The final result: comfy, unique, luxurious and special.

Monday, March 21, 2016

Precious cinnamon rolls too pure...



These are the stuff of cozy daydreams and tearful Tumblr posts. Contrary to what those say, they are not too good for this world. In fact, it may be through making and consuming these that the world becomes a place good enough for them... :D
If you want these for breakfast, you'll need to start a day ahead; they rise well enough at room temperature but the dough is messy to shape if it's not cold.
1 ½ tsp dry yeast (7.5 g) 

2 oz  water (57 g)

1# ¾ oz all purpose flour (475 g)
1 tsp salt (5 g)
2 oz sugar (57 g)

8 oz butter (227 g)

4 oz milk (113.5 g)
2 oz starter (57 g)
1 tsp vanilla (5 g)
1 egg+ 1 egg yolk (85 g)

Shaping: 4 oz butter (113 g), 8 oz sugar (227 g) mixed with 2 tbsp cinnamon (15 g) and a pinch of salt and nutmeg
Icing: 4 oz (113 g) confectioner's sugar, 1 oz cream, 1/4 tsp. vanilla, pinch salt 

Have everything at cool room temperature; it makes for a more easily blended dough and a happier yeast environment if the dough is not too warm. 
In a measuring cup or medium bowl, sprinkle the yeast onto the water and let it sit. 
Combine the dry ingredients in a mixer bowl and add the butter; mix with the hook until it makes coarse crumbs. 
Add everything else to the yeast water and whisk together. Pour this mixture into the bowl of crumbs with the mixer going. 
Mix on low speed until the dough pulls away from the sides (and makes a satisfying fwap-fwap sound as it gathers around the hook and hits against the bowl).
Butter or cooking-spray a large piece of plastic wrap. Turn the dough out onto it, trying to get it into a more-or-less-even thickness. Use the greased wrap to enclose the dough in a rectangle, then open it up and re-wrap loosely.
Let rise in the fridge overnight. (As the dough gets cold enough, it will stop rising. It will take about 3 hours if you're counting, or doing this during the day.)
Without letting the dough fold over, turn it out of the plastic wrap onto a floured surface. Press and roll it out into a rectangle about 12x18 inches. 
Spread softened or melted and cooled butter all over (all the way to the edges, except leave an inch bare on one long edge) then heavily dredge with cinnamon sugar. (If you like, you can just mix everything together in a bowl and spread it on like that.) 
Roll up tightly toward that bare edge -- it will seal together better. Pinch up. Mark the roll into 4, then each quarter in 3. Cut where you've marked -- my favorite way is with dental floss. (For smaller ones that fit in a cupcake pan, cut in 18.)
Space them out, cut side up, in a buttered 9x12 pan, 3x4 rows. (you can also do 6 in a 8x8 pan, and freeze the other half of the rolls for another time.)
Cover with a towel or plastic wrap, and let rise until they look puffy and doubled in size.Bake at 350 until they look yummy and browned where they meet. Let cool slightly so they firm up a bit..
Smear with icing; it will fill in the spaces as it melts. NOmmmms.



Monday, March 7, 2016

Finally another baking post!! the quintessential roll.

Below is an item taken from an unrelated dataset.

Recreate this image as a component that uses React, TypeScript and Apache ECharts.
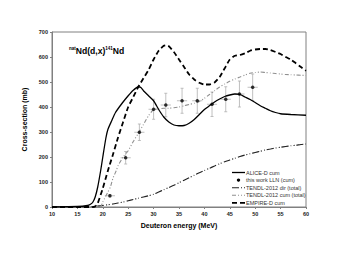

There are few things nicer than a good dinner roll, but too often they are plain and flabby, no flavor just fluff. These have a bit of heft, and a toasty undertone from the brown sugar and eggs. The original makes 100, so this is just a tad more manageable quantity. They make a great slider bun as well.

Albert Kumin's Dinner Rolls 
makes 24 at 35 g, or (slightly bigger) 20 at 42 g.


227 g milk
7 g yeast + 5 g water
45 g. lt brown sugar
45 g butter
45 g eggs
45 g starter
454 g bread flour
8.5 g salt



 Either warm the milk and sand the butter into the combined dry ingredients or melt and cool the milk and butter together -- if you have more time, do the former for a cool dough that rises slowly with more flavor. Warmer dough means a faster rise.
Ferment; divide into 4 presses and round, then each into 5 or 6 and round tightly. Set 4x6 in a buttered 13x9 pan. (In the pix, there are 8 in a foil 4x7 pan...) Proof, brush with milk and bake without steam for about 20 minutes.